> EXERCISE DESCRIPTION:
Pictures are to be left out. Copy exactly the lines from the one containing "Convert this chart to Observable Plot code." to the one containing "const flowIdx = idx.filter(i", both ends kept.

> GIVEN DATA:
________________________

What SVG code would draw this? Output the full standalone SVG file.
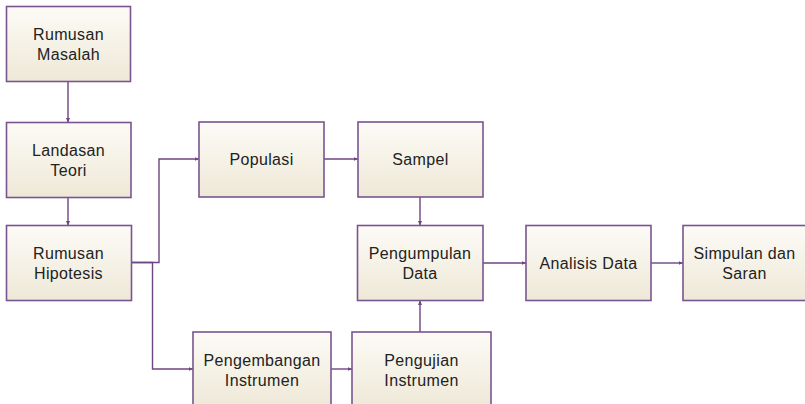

________________________

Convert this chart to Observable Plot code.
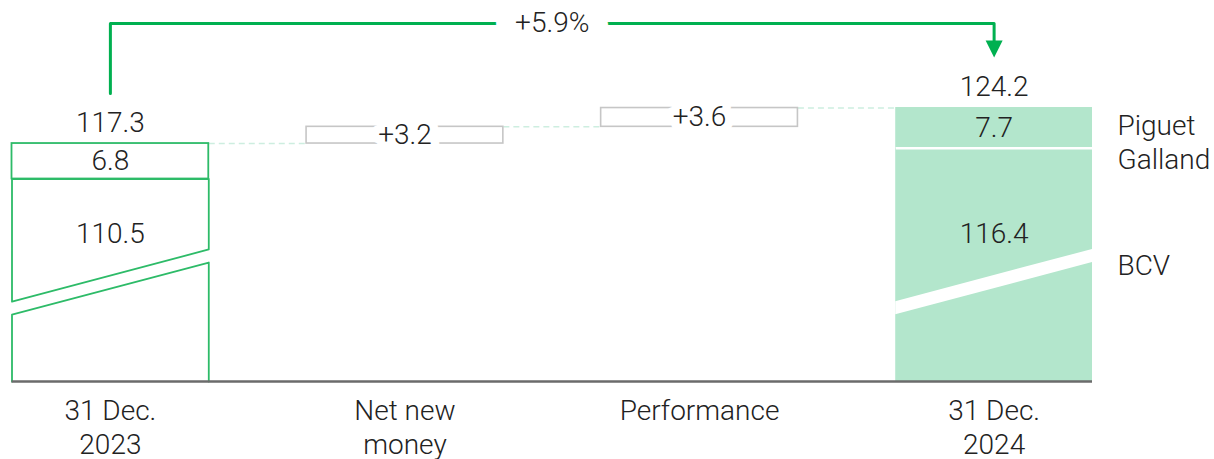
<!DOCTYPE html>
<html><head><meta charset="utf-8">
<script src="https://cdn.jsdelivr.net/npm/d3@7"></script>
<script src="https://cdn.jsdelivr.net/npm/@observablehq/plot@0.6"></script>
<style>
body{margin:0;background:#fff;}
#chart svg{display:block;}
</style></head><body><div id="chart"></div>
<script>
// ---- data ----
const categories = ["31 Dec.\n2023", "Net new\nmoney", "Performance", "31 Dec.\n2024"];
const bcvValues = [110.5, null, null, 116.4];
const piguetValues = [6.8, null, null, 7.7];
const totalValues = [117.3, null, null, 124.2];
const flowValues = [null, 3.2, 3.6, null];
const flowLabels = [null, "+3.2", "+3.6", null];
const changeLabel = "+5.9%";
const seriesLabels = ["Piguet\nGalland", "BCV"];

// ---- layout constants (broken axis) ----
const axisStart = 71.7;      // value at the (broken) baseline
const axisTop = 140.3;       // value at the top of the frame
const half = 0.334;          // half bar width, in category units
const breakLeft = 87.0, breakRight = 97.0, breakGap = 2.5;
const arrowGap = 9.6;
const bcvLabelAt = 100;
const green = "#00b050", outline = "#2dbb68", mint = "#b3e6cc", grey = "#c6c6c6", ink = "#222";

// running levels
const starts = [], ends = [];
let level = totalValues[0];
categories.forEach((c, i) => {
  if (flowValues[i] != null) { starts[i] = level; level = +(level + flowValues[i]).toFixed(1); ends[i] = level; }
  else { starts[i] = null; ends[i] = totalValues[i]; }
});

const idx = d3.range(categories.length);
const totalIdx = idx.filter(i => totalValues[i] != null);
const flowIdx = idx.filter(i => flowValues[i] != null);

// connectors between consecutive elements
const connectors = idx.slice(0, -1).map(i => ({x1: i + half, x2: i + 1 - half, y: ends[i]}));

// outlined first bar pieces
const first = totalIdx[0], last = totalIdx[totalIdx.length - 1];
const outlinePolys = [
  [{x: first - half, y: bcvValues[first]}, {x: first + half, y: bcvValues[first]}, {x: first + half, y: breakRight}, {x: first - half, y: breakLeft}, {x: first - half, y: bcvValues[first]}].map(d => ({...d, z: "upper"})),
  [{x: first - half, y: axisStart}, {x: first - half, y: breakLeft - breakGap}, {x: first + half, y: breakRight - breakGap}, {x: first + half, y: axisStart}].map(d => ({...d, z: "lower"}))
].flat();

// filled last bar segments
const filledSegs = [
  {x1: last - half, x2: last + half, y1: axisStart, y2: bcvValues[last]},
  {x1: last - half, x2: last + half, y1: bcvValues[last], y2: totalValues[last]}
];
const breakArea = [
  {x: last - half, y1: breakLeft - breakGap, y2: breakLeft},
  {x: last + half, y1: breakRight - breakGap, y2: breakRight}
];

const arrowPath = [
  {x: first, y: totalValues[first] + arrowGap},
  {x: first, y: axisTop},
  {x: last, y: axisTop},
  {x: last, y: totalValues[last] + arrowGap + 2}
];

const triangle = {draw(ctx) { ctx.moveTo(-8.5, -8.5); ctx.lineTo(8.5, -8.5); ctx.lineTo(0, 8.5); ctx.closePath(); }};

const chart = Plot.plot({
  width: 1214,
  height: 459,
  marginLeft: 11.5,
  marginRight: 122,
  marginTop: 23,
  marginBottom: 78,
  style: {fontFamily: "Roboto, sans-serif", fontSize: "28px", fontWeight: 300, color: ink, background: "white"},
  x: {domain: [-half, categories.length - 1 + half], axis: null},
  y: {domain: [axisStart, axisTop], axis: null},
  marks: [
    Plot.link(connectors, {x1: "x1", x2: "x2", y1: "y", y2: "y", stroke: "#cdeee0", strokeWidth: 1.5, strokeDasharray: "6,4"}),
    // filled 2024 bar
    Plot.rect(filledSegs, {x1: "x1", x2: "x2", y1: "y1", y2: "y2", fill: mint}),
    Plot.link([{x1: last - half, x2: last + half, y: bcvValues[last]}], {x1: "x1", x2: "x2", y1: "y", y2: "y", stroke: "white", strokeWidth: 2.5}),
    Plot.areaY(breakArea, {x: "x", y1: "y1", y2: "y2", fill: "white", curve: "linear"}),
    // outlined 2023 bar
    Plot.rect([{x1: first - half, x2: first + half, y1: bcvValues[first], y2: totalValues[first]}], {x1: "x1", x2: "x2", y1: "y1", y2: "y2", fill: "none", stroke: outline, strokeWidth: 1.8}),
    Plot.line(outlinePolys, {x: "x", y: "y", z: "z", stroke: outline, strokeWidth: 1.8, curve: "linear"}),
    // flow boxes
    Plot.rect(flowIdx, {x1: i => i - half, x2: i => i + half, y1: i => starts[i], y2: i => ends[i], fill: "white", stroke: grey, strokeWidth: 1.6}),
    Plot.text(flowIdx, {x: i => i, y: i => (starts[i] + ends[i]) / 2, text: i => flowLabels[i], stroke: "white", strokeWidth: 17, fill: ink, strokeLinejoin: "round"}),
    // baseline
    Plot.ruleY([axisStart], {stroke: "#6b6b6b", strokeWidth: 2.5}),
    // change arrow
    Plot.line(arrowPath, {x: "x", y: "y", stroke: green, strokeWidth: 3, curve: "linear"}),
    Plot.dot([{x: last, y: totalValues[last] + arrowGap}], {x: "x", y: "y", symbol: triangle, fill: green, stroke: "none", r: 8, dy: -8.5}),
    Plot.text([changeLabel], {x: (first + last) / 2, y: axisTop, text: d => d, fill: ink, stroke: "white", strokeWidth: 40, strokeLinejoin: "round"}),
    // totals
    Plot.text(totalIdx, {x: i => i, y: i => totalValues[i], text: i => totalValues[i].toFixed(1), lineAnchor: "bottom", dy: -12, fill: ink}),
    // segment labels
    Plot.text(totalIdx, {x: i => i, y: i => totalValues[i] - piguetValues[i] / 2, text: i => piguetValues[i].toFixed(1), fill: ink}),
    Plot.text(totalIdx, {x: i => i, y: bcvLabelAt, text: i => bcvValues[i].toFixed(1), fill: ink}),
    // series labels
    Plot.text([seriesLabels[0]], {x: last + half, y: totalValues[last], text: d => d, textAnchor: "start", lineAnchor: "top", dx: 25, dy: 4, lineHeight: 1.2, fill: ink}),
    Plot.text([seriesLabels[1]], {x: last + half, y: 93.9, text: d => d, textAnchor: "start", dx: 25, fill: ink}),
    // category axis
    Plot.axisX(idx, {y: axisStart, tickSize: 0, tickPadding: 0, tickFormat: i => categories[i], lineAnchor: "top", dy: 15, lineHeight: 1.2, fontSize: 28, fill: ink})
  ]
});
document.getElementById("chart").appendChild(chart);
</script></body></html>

________________________

> WRITTEN ANSWER:
Convert this chart to Observable Plot code.
<!DOCTYPE html>
<html><head><meta charset="utf-8">
<script src="https://cdn.jsdelivr.net/npm/d3@7"></script>
<script src="https://cdn.jsdelivr.net/npm/@observablehq/plot@0.6"></script>
<style>
body{margin:0;background:#fff;}
#chart svg{display:block;}
</style></head><body><div id="chart"></div>
<script>
// ---- data ----
const categories = ["31 Dec.\n2023", "Net new\nmoney", "Performance", "31 Dec.\n2024"];
const bcvValues = [110.5, null, null, 116.4];
const piguetValues = [6.8, null, null, 7.7];
const totalValues = [117.3, null, null, 124.2];
const flowValues = [null, 3.2, 3.6, null];
const flowLabels = [null, "+3.2", "+3.6", null];
const changeLabel = "+5.9%";
const seriesLabels = ["Piguet\nGalland", "BCV"];

// ---- layout constants (broken axis) ----
const axisStart = 71.7;      // value at the (broken) baseline
const axisTop = 140.3;       // value at the top of the frame
const half = 0.334;          // half bar width, in category units
const breakLeft = 87.0, breakRight = 97.0, breakGap = 2.5;
const arrowGap = 9.6;
const bcvLabelAt = 100;
const green = "#00b050", outline = "#2dbb68", mint = "#b3e6cc", grey = "#c6c6c6", ink = "#222";

// running levels
const starts = [], ends = [];
let level = totalValues[0];
categories.forEach((c, i) => {
  if (flowValues[i] != null) { starts[i] = level; level = +(level + flowValues[i]).toFixed(1); ends[i] = level; }
  else { starts[i] = null; ends[i] = totalValues[i]; }
});

const idx = d3.range(categories.length);
const totalIdx = idx.filter(i => totalValues[i] != null);
const flowIdx = idx.filter(i => flowValues[i] != null);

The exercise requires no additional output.